» Task description
Copy out the listing exactly.

═══ Collected data ═══

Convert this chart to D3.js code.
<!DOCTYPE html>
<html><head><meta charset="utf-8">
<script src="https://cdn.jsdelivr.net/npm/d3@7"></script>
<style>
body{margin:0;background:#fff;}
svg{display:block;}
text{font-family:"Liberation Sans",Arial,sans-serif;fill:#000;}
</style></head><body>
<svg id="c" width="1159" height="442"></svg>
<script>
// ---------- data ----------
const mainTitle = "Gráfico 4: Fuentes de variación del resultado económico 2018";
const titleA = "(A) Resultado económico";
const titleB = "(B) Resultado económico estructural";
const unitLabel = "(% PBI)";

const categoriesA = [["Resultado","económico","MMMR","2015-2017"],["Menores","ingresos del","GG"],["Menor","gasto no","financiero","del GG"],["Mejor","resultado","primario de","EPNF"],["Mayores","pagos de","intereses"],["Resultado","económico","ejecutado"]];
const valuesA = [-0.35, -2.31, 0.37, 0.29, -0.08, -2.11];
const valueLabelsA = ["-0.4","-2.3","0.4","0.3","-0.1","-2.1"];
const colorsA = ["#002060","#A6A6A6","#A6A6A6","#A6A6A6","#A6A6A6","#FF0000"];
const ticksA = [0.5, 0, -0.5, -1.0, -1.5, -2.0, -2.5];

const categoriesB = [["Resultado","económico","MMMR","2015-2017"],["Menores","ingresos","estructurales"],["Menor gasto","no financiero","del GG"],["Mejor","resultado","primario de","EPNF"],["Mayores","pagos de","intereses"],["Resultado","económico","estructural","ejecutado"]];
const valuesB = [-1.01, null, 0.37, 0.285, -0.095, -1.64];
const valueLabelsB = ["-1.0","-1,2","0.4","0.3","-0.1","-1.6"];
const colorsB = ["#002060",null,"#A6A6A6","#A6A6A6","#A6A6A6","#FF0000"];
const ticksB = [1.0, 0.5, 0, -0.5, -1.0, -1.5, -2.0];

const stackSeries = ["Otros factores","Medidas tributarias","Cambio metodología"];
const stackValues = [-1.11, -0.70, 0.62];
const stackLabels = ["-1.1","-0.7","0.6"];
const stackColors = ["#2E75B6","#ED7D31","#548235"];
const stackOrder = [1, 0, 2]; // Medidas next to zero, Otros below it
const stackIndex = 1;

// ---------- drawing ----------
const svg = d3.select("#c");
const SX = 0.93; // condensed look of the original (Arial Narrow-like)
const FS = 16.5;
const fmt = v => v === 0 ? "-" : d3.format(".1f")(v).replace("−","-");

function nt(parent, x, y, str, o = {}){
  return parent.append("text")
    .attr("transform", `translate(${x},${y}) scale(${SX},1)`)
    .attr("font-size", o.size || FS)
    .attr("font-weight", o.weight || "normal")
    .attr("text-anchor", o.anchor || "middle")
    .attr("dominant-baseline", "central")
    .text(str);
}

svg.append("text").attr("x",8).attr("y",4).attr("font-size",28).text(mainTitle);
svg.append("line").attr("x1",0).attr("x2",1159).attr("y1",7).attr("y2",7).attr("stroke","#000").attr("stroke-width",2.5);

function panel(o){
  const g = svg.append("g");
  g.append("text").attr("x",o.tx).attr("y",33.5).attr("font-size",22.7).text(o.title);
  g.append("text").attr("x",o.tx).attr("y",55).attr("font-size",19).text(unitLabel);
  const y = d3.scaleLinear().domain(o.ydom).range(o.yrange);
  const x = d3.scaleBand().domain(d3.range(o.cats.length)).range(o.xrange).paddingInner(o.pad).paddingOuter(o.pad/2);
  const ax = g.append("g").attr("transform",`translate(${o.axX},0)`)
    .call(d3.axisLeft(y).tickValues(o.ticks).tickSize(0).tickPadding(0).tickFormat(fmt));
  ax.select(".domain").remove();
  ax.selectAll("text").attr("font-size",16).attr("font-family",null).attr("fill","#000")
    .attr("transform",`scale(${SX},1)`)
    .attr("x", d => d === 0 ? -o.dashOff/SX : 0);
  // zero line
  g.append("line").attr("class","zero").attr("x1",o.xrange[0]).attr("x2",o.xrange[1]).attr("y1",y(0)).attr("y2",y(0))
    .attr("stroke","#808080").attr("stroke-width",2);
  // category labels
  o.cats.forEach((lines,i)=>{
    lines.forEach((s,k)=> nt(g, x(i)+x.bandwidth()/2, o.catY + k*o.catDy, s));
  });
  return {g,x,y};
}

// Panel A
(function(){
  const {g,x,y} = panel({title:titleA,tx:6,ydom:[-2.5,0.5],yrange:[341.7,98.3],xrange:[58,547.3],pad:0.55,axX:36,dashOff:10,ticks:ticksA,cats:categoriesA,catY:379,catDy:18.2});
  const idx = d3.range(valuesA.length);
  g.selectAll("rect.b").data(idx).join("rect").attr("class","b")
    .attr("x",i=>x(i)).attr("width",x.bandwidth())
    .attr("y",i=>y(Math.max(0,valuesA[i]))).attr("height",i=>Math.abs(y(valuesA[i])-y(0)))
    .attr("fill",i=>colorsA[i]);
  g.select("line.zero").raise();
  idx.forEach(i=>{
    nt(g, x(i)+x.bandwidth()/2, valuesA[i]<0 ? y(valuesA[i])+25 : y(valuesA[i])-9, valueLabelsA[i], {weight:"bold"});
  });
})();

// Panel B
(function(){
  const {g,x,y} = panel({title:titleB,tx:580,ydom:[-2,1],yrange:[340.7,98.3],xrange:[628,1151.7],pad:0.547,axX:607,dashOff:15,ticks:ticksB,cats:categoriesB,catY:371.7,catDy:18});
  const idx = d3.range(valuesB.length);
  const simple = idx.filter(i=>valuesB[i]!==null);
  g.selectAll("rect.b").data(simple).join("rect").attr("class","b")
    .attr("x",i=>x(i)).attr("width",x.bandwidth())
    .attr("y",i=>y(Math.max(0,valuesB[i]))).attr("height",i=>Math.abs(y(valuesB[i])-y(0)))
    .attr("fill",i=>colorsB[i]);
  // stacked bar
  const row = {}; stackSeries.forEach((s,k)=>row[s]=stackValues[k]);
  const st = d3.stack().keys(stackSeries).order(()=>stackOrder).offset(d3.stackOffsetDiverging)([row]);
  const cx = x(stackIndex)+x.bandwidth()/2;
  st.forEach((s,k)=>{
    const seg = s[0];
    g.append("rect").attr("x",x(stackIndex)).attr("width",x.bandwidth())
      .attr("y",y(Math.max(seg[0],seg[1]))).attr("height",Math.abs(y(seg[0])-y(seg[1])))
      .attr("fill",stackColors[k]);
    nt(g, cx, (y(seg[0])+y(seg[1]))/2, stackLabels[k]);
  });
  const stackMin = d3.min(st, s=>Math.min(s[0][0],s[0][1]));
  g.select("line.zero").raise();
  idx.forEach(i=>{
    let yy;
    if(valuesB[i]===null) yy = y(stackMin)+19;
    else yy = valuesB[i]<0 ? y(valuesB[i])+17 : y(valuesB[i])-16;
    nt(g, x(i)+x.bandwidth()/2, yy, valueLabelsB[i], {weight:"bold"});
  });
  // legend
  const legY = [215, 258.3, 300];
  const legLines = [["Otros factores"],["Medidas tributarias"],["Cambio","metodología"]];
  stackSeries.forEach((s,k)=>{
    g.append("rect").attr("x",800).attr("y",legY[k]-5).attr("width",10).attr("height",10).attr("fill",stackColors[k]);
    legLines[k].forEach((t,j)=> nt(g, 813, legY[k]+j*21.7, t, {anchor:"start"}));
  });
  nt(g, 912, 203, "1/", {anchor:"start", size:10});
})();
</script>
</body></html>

═══

» Solution to this exercise
Convert this chart to D3.js code.
<!DOCTYPE html>
<html><head><meta charset="utf-8">
<script src="https://cdn.jsdelivr.net/npm/d3@7"></script>
<style>
body{margin:0;background:#fff;}
svg{display:block;}
text{font-family:"Liberation Sans",Arial,sans-serif;fill:#000;}
</style></head><body>
<svg id="c" width="1159" height="442"></svg>
<script>
// ---------- data ----------
const mainTitle = "Gráfico 4: Fuentes de variación del resultado económico 2018";
const titleA = "(A) Resultado económico";
const titleB = "(B) Resultado económico estructural";
const unitLabel = "(% PBI)";

const categoriesA = [["Resultado","económico","MMMR","2015-2017"],["Menores","ingresos del","GG"],["Menor","gasto no","financiero","del GG"],["Mejor","resultado","primario de","EPNF"],["Mayores","pagos de","intereses"],["Resultado","económico","ejecutado"]];
const valuesA = [-0.35, -2.31, 0.37, 0.29, -0.08, -2.11];
const valueLabelsA = ["-0.4","-2.3","0.4","0.3","-0.1","-2.1"];
const colorsA = ["#002060","#A6A6A6","#A6A6A6","#A6A6A6","#A6A6A6","#FF0000"];
const ticksA = [0.5, 0, -0.5, -1.0, -1.5, -2.0, -2.5];

const categoriesB = [["Resultado","económico","MMMR","2015-2017"],["Menores","ingresos","estructurales"],["Menor gasto","no financiero","del GG"],["Mejor","resultado","primario de","EPNF"],["Mayores","pagos de","intereses"],["Resultado","económico","estructural","ejecutado"]];
const valuesB = [-1.01, null, 0.37, 0.285, -0.095, -1.64];
const valueLabelsB = ["-1.0","-1,2","0.4","0.3","-0.1","-1.6"];
const colorsB = ["#002060",null,"#A6A6A6","#A6A6A6","#A6A6A6","#FF0000"];
const ticksB = [1.0, 0.5, 0, -0.5, -1.0, -1.5, -2.0];

const stackSeries = ["Otros factores","Medidas tributarias","Cambio metodología"];
const stackValues = [-1.11, -0.70, 0.62];
const stackLabels = ["-1.1","-0.7","0.6"];
const stackColors = ["#2E75B6","#ED7D31","#548235"];
const stackOrder = [1, 0, 2]; // Medidas next to zero, Otros below it
const stackIndex = 1;

// ---------- drawing ----------
const svg = d3.select("#c");
const SX = 0.93; // condensed look of the original (Arial Narrow-like)
const FS = 16.5;
const fmt = v => v === 0 ? "-" : d3.format(".1f")(v).replace("−","-");

function nt(parent, x, y, str, o = {}){
  return parent.append("text")
    .attr("transform", `translate(${x},${y}) scale(${SX},1)`)
    .attr("font-size", o.size || FS)
    .attr("font-weight", o.weight || "normal")
    .attr("text-anchor", o.anchor || "middle")
    .attr("dominant-baseline", "central")
    .text(str);
}

svg.append("text").attr("x",8).attr("y",4).attr("font-size",28).text(mainTitle);
svg.append("line").attr("x1",0).attr("x2",1159).attr("y1",7).attr("y2",7).attr("stroke","#000").attr("stroke-width",2.5);

function panel(o){
  const g = svg.append("g");
  g.append("text").attr("x",o.tx).attr("y",33.5).attr("font-size",22.7).text(o.title);
  g.append("text").attr("x",o.tx).attr("y",55).attr("font-size",19).text(unitLabel);
  const y = d3.scaleLinear().domain(o.ydom).range(o.yrange);
  const x = d3.scaleBand().domain(d3.range(o.cats.length)).range(o.xrange).paddingInner(o.pad).paddingOuter(o.pad/2);
  const ax = g.append("g").attr("transform",`translate(${o.axX},0)`)
    .call(d3.axisLeft(y).tickValues(o.ticks).tickSize(0).tickPadding(0).tickFormat(fmt));
  ax.select(".domain").remove();
  ax.selectAll("text").attr("font-size",16).attr("font-family",null).attr("fill","#000")
    .attr("transform",`scale(${SX},1)`)
    .attr("x", d => d === 0 ? -o.dashOff/SX : 0);
  // zero line
  g.append("line").attr("class","zero").attr("x1",o.xrange[0]).attr("x2",o.xrange[1]).attr("y1",y(0)).attr("y2",y(0))
    .attr("stroke","#808080").attr("stroke-width",2);
  // category labels
  o.cats.forEach((lines,i)=>{
    lines.forEach((s,k)=> nt(g, x(i)+x.bandwidth()/2, o.catY + k*o.catDy, s));
  });
  return {g,x,y};
}

// Panel A
(function(){
  const {g,x,y} = panel({title:titleA,tx:6,ydom:[-2.5,0.5],yrange:[341.7,98.3],xrange:[58,547.3],pad:0.55,axX:36,dashOff:10,ticks:ticksA,cats:categoriesA,catY:379,catDy:18.2});
  const idx = d3.range(valuesA.length);
  g.selectAll("rect.b").data(idx).join("rect").attr("class","b")
    .attr("x",i=>x(i)).attr("width",x.bandwidth())
    .attr("y",i=>y(Math.max(0,valuesA[i]))).attr("height",i=>Math.abs(y(valuesA[i])-y(0)))
    .attr("fill",i=>colorsA[i]);
  g.select("line.zero").raise();
  idx.forEach(i=>{
    nt(g, x(i)+x.bandwidth()/2, valuesA[i]<0 ? y(valuesA[i])+25 : y(valuesA[i])-9, valueLabelsA[i], {weight:"bold"});
  });
})();

// Panel B
(function(){
  const {g,x,y} = panel({title:titleB,tx:580,ydom:[-2,1],yrange:[340.7,98.3],xrange:[628,1151.7],pad:0.547,axX:607,dashOff:15,ticks:ticksB,cats:categoriesB,catY:371.7,catDy:18});
  const idx = d3.range(valuesB.length);
  const simple = idx.filter(i=>valuesB[i]!==null);
  g.selectAll("rect.b").data(simple).join("rect").attr("class","b")
    .attr("x",i=>x(i)).attr("width",x.bandwidth())
    .attr("y",i=>y(Math.max(0,valuesB[i]))).attr("height",i=>Math.abs(y(valuesB[i])-y(0)))
    .attr("fill",i=>colorsB[i]);
  // stacked bar
  const row = {}; stackSeries.forEach((s,k)=>row[s]=stackValues[k]);
  const st = d3.stack().keys(stackSeries).order(()=>stackOrder).offset(d3.stackOffsetDiverging)([row]);
  const cx = x(stackIndex)+x.bandwidth()/2;
  st.forEach((s,k)=>{
    const seg = s[0];
    g.append("rect").attr("x",x(stackIndex)).attr("width",x.bandwidth())
      .attr("y",y(Math.max(seg[0],seg[1]))).attr("height",Math.abs(y(seg[0])-y(seg[1])))
      .attr("fill",stackColors[k]);
    nt(g, cx, (y(seg[0])+y(seg[1]))/2, stackLabels[k]);
  });
  const stackMin = d3.min(st, s=>Math.min(s[0][0],s[0][1]));
  g.select("line.zero").raise();
  idx.forEach(i=>{
    let yy;
    if(valuesB[i]===null) yy = y(stackMin)+19;
    else yy = valuesB[i]<0 ? y(valuesB[i])+17 : y(valuesB[i])-16;
    nt(g, x(i)+x.bandwidth()/2, yy, valueLabelsB[i], {weight:"bold"});
  });
  // legend
  const legY = [215, 258.3, 300];
  const legLines = [["Otros factores"],["Medidas tributarias"],["Cambio","metodología"]];
  stackSeries.forEach((s,k)=>{
    g.append("rect").attr("x",800).attr("y",legY[k]-5).attr("width",10).attr("height",10).attr("fill",stackColors[k]);
    legLines[k].forEach((t,j)=> nt(g, 813, legY[k]+j*21.7, t, {anchor:"start"}));
  });
  nt(g, 912, 203, "1/", {anchor:"start", size:10});
})();
</script>
</body></html>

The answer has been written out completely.